> _DIRECTIONS FOR THIS TASK_: Copy out all lines that hold "Output".

> _PROVIDED INFORMATION_:

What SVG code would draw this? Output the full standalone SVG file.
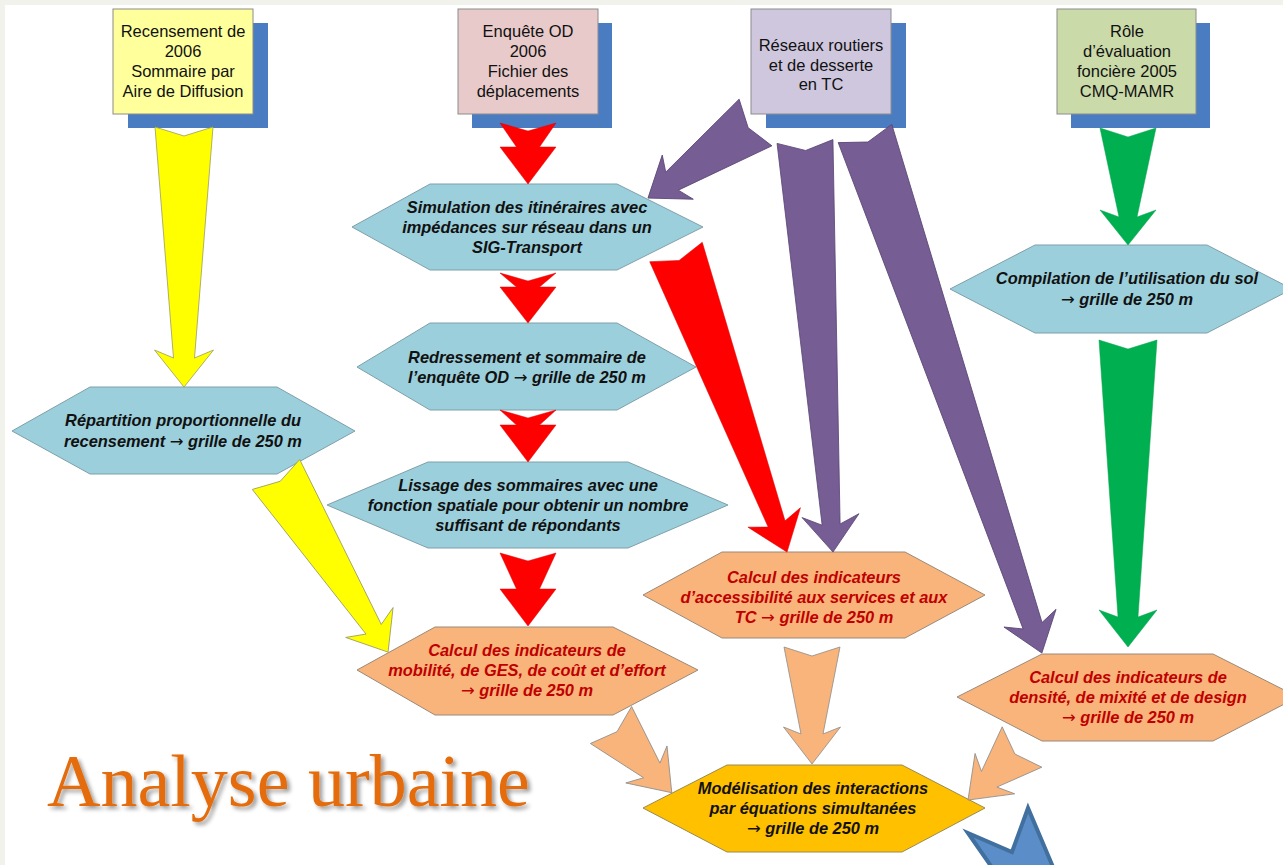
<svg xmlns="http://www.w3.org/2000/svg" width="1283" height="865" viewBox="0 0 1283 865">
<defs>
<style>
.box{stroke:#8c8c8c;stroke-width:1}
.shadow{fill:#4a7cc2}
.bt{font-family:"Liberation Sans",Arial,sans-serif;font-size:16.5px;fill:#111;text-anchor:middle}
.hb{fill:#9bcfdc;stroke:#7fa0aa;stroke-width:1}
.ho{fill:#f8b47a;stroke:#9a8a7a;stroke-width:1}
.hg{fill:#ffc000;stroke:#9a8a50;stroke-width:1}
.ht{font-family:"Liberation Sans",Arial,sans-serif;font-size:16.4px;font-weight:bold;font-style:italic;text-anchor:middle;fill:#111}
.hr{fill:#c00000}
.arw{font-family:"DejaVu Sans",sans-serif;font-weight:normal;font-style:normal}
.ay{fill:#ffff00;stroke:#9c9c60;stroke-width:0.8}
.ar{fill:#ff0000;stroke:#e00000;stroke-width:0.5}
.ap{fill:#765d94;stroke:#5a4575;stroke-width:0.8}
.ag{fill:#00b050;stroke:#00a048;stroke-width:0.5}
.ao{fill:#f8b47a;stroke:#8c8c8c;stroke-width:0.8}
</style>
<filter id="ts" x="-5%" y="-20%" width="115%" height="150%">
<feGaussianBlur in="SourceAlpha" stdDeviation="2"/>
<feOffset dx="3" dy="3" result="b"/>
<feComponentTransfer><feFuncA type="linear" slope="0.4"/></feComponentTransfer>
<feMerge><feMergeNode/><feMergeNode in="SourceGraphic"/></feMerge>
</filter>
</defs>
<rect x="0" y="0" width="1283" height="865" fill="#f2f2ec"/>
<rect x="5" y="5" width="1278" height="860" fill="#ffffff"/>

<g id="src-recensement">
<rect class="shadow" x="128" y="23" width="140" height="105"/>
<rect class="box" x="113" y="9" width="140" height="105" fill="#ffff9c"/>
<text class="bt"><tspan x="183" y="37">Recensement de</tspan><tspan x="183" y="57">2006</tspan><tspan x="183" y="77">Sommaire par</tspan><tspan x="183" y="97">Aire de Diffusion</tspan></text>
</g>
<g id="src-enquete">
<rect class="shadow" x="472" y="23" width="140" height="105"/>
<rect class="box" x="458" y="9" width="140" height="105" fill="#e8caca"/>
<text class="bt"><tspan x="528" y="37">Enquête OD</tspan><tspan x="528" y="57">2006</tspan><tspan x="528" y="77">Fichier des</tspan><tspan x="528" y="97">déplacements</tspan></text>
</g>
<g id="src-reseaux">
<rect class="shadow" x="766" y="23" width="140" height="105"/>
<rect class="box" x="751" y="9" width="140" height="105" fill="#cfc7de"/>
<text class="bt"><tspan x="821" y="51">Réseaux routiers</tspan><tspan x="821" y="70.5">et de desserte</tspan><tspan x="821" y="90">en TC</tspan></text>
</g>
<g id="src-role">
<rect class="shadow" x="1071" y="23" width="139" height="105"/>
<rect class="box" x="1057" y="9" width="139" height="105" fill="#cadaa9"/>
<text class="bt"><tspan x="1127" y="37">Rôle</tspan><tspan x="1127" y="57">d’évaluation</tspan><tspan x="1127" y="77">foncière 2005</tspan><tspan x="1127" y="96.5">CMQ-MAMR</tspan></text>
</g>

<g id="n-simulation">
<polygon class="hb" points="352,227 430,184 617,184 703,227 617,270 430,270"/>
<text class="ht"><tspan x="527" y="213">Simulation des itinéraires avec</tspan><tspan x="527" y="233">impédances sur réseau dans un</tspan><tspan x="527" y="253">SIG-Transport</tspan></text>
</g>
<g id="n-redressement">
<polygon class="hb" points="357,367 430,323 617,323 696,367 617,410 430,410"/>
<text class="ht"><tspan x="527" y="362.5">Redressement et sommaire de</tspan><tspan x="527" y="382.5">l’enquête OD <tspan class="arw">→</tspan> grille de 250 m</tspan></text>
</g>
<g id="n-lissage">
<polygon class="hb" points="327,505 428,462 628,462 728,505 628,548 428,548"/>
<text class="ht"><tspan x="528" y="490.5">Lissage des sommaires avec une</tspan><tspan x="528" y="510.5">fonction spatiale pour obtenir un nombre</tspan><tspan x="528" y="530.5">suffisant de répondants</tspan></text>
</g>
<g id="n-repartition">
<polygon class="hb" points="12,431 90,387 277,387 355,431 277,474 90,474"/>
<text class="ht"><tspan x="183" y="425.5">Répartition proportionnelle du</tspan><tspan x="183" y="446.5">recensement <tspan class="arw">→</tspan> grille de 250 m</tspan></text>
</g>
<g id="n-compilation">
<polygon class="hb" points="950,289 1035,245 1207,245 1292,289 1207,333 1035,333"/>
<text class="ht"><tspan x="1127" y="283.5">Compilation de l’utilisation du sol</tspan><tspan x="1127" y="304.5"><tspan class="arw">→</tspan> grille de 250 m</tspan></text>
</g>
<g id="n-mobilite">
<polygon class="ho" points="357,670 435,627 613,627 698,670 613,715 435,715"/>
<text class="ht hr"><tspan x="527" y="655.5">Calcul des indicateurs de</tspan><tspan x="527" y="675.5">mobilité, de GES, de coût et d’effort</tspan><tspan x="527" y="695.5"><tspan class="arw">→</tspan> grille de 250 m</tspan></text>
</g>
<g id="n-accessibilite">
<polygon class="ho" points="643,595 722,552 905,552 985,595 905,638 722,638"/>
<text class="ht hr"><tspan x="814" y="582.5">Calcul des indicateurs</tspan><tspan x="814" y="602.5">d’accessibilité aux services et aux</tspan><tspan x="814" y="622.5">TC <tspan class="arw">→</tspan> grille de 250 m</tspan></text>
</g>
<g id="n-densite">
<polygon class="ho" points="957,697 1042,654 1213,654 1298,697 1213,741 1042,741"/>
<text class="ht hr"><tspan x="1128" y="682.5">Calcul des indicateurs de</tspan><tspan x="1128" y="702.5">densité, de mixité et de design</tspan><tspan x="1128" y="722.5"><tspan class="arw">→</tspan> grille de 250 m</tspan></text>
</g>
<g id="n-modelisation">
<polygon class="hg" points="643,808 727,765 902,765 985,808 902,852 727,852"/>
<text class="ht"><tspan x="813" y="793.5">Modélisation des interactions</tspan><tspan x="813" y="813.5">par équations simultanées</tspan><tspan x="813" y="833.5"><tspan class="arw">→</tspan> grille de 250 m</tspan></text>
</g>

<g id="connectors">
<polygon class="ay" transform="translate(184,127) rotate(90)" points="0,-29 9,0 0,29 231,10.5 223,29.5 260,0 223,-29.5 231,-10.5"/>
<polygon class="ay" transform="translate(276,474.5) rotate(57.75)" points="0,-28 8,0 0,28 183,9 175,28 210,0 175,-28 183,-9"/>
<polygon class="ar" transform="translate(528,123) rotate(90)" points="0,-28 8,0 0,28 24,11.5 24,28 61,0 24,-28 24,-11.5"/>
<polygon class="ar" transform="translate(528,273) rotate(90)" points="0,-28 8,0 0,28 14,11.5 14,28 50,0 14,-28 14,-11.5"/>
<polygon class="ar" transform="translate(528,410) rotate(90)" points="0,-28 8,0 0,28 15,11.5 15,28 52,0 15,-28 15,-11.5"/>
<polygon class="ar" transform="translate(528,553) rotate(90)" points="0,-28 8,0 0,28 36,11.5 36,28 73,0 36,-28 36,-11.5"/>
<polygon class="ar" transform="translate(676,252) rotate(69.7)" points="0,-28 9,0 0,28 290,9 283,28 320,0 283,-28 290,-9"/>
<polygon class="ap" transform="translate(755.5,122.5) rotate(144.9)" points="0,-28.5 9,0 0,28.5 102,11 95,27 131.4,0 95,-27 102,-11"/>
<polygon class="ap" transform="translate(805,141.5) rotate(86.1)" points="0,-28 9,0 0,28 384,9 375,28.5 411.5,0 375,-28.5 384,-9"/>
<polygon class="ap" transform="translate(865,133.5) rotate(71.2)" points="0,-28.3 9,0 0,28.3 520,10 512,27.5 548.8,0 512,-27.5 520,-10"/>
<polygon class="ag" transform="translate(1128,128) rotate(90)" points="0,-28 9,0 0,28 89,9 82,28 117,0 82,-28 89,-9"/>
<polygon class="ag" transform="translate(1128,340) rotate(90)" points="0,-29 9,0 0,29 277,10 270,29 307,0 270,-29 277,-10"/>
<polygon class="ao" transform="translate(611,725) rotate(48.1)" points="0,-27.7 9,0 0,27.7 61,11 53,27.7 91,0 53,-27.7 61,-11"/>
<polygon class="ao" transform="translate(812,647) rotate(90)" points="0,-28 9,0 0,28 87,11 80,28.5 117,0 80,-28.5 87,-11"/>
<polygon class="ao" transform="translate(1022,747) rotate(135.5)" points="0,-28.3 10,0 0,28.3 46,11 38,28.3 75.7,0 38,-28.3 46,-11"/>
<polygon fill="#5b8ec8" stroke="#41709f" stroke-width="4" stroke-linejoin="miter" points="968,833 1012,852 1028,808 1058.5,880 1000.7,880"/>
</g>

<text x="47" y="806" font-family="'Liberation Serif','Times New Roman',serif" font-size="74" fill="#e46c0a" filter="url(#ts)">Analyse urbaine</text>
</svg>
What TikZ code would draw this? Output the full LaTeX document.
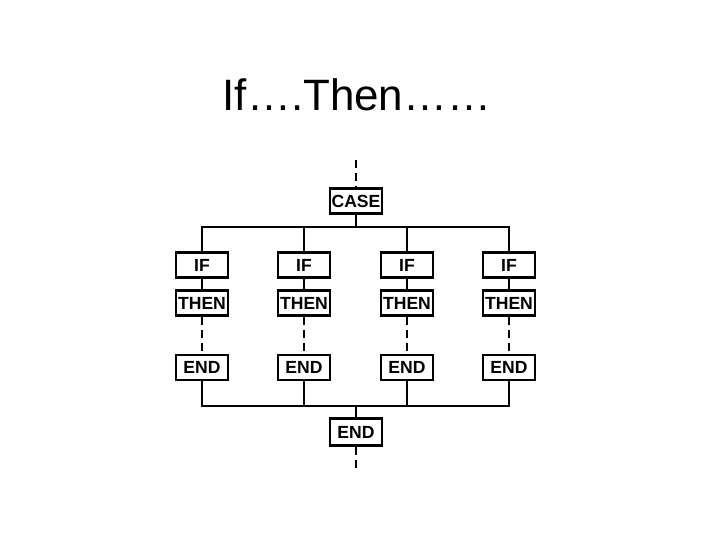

> _FINISHED EXERCISE_:
What SVG code would draw this? Output the full standalone SVG file.
What TikZ code would draw this? Output the full LaTeX document.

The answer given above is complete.